Longtemps considérée comme un trouble alimentaire voire comme un signe de laisser-aller, l’obésité s’affirme comme l’une des pires épidémies du XXIe siècle. Alors que la recherche sur ses causes progresse, sa prévention et sa prise en charge demeurent insuffisantes. La bombe à retardement de la « malbouffe » pourrait devenir selon certains, le plus grand scandale sanitaire de l’époque moderne.
Les chiffres sont alarmants. Depuis 1980, le nombre de personnes obèses dans le monde a doublé. La maladie concerne 13 % de la population et progresse de manière dynamique dans les pays en voie de développement. En Afrique subsaharienne, le nombre d’enfants en surpoids est passé de 4 millions en 1990 à 10 millions en 2012. Avec un taux de 15,5 %, la France se classe au 21e rang mondial et au 10e rang européen. En plus de provoquer l’apparition de diabète gras, l’obésité favorise des pathologies comme le cancer, l’hypertension, les accidents vasculaires cérébraux. D’après The Lancet, une personne obèse perd entre 3,5 et 8 ans d’espérance de vie. Si l’on additionne ses coûts directs et indirects, la « facture » annuelle de la maladie s’élève en France à 13 milliards d’euros.
Quelles en sont les causes ? Les spécialistes pointent la sédentarité, le vieillissement, la précarité, la production d’une alimentation trop sucrée et trop grasse. Pour les plus pauvres, la nourriture industrielle reste la seule consommation accessible, tandis que les prix des produits sains flambent. S’y ajoutent des difficultés de prise en charge. Longtemps, les médecins ont considéré que la prévention de l’obésité relevait de la responsabilité des parents. Pour certains, le surpoids n’était pas une maladie, mais le signe d’un laisser-aller. Résultat, depuis 2006, le recours à la chirurgie bariatrique, dont le but consiste à modifier l’appareil digestif, explose. Le nombre d’opérations a triplé en huit ans pour atteindre 47 000. Même si l’intervention réduit l’excès de poids, elle n’est pas la solution miracle et présente des risques.

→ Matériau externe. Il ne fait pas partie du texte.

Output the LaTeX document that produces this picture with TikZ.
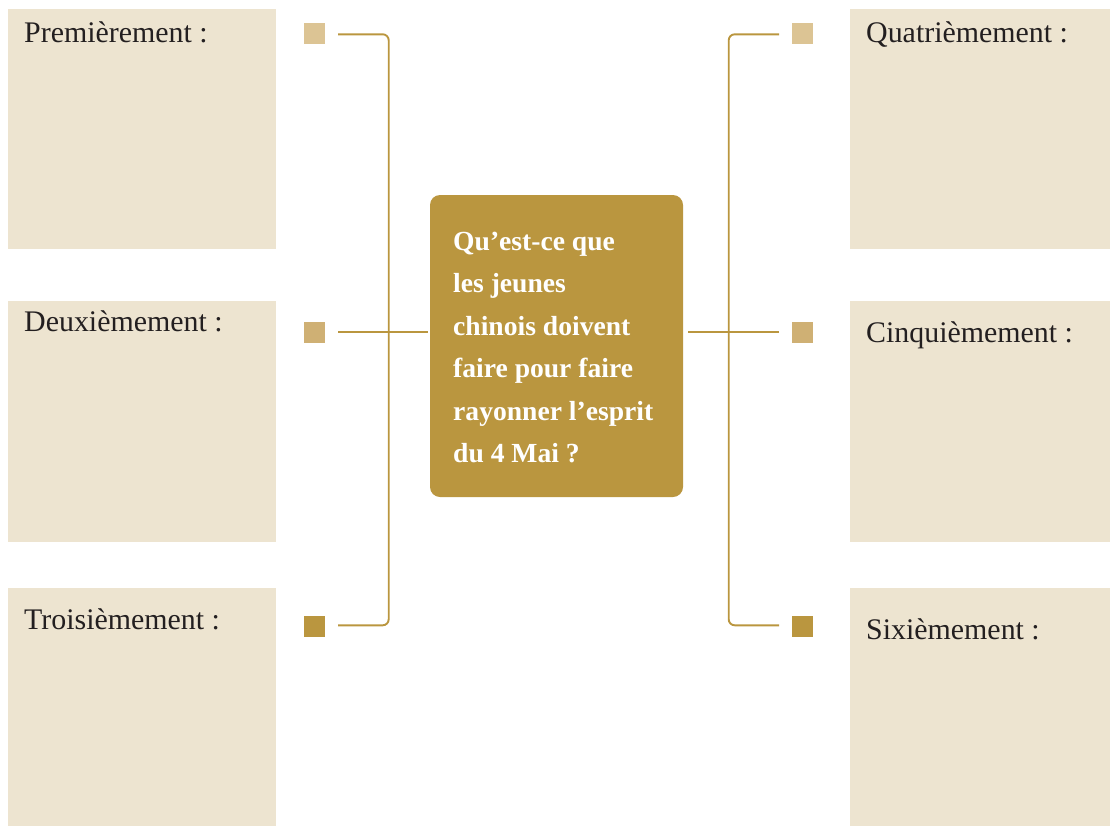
\documentclass[tikz,border=0pt]{standalone}
\usepackage{fontspec}
\setmainfont{Liberation Serif}
\definecolor{boxfill}{HTML}{EDE4D0}
\definecolor{gold}{HTML}{BA963F}
\definecolor{sqlight}{HTML}{DCC494}
\definecolor{sqmid}{HTML}{CFB074}
\definecolor{txt}{HTML}{231F20}
\tikzset{
  cbox/.style={fill=boxfill, draw=none, inner sep=0, minimum width=#1},
  lbl/.style={text=txt, inner sep=0, anchor=base west, font=\fontsize{29.9bp}{34bp}\selectfont},
  sq/.style={fill=#1, draw=none, inner sep=0, minimum size=21bp},
  conn/.style={draw=gold, line width=1.9bp},
}
\begin{document}
\begin{tikzpicture}[x=1bp,y=-1bp]
\useasboundingbox (0,0) rectangle (1110,826);
% answer boxes
\node[cbox=268bp, minimum height=240.3bp] (b1) at (142,129.15) {};
\node[cbox=268bp, minimum height=240.5bp] (b2) at (142,421.25) {};
\node[cbox=268bp, minimum height=238bp] (b3) at (142,707) {};
\node[cbox=260bp, minimum height=240.3bp] (b4) at (980,129.15) {};
\node[cbox=260bp, minimum height=240.5bp] (b5) at (980,421.25) {};
\node[cbox=260bp, minimum height=238bp] (b6) at (980,707) {};
% labels
\node[lbl] (t1) at (24,42.5) {Premièrement :};
\node[lbl] (t2) at (24,331.5) {Deuxièmement :};
\node[lbl] (t3) at (24,629) {Troisièmement :};
\node[lbl] (t4) at (866,42.5) {Quatrièmement :};
\node[lbl] (t5) at (866,342) {Cinquièmement :};
\node[lbl] (t6) at (866,639) {Sixièmement :};
% central question
\node[fill=gold, draw=none, rounded corners=10bp, inner sep=0, minimum width=253bp, minimum height=302bp] (q) at (556.5,346) {};
\node[text=white, inner sep=0, anchor=north west, align=left,
  font=\fontsize{27.6bp}{42.4bp}\selectfont\bfseries] (qt) at (453,232)
  {Qu’est-ce que\\les jeunes\\chinois doivent\\faire pour faire\\rayonner l’esprit\\du 4 Mai ?};
% squares
\node[sq=sqlight] (s1) at (314.5,33) {};
\node[sq=sqmid] (s2) at (314.5,332.5) {};
\node[sq=gold] (s3) at (314.5,626.5) {};
\node[sq=sqlight] (s4) at (802.5,33) {};
\node[sq=sqmid] (s5) at (802.5,332.5) {};
\node[sq=gold] (s6) at (802.5,626.5) {};
% connector points
\coordinate (l1) at (338,34.3);
\coordinate (lt) at (388.7,34.3);
\coordinate (lb) at (388.7,625.3);
\coordinate (l3) at (338,625.3);
\coordinate (l2) at (338,332.3);
\coordinate (r1) at (779,34.3);
\coordinate (rt) at (728.7,34.3);
\coordinate (rb) at (728.7,625.3);
\coordinate (r3) at (779,625.3);
\coordinate (r2) at (779,332.3);
\draw[conn, rounded corners=6bp] (l1) -- (lt) -- (lb) -- (l3);
\draw[conn] (l2) -- ([xshift=-1.5bp]l2 -| q.west);
\draw[conn, rounded corners=6bp] (r1) -- (rt) -- (rb) -- (r3);
\draw[conn] (r2) -- ([xshift=5bp]r2 -| q.east);
\end{tikzpicture}
\end{document}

Jusqu’à présent, les pouvoirs publics ont multiplié les plans : plan obésité, programme national d’alimentation, plan national nutrition santé. L’effort porte pour l’essentiel sur la valorisation des bienfaits d’une alimentation équilibrée et d’une pratique sportive. Des chartes, pour la plupart non contraignantes, invitent l’industrie agroalimentaire à s’autoréguler, parfois avec succès. Nestlé a ainsi réduit de 28 % le taux de sel de ses pizzas et de 26 % celui de matières grasses de ses saucisses. Des taxes pèsent sur certains produits comme les sodas. Trop nombreuses – on en compte 21 au total -, celles-ci ne sont pas assez élevées pour modifier les comportements ou contraindre les industriels à revoir leurs recettes. D’une manière générale, les mesures prises par les gouvernements successifs apparaissent aujourd’hui trop timides pour inverser la tendance.
C’est pourquoi des voix s’élèvent pour réclamer des mesures plus radicales. Parmi elles : l’interdiction de la publicité pour des produits alimentaires en direction des enfants, la notation des aliments en fonction de leur qualité nutritionnelle, la refonte de la fiscalité pour taxer moins de produits, mais de manière plus importante, ou encore la gratuité de certains actes de prévention. L’objectif ? Modifier le regard que porte la société sur l’obésité pour favoriser une approche globale de sa prévention et de son traitement. Comment ? En concevant des aménagements urbains qui stimulent la mobilité, en formant les professionnels de santé, en recensant et en partageant les meilleures pratiques ou en traitant tous les aspects de la maladie, physiques et psychologiques, de manière simultanée.
L’urgence n’est pas que sanitaire. Elle est aussi sociale. Maladie de l’abondance qui touche les plus pauvres, l’obésité est une expression parmi d’autres, du « mal-développement » de nos sociétés modernes.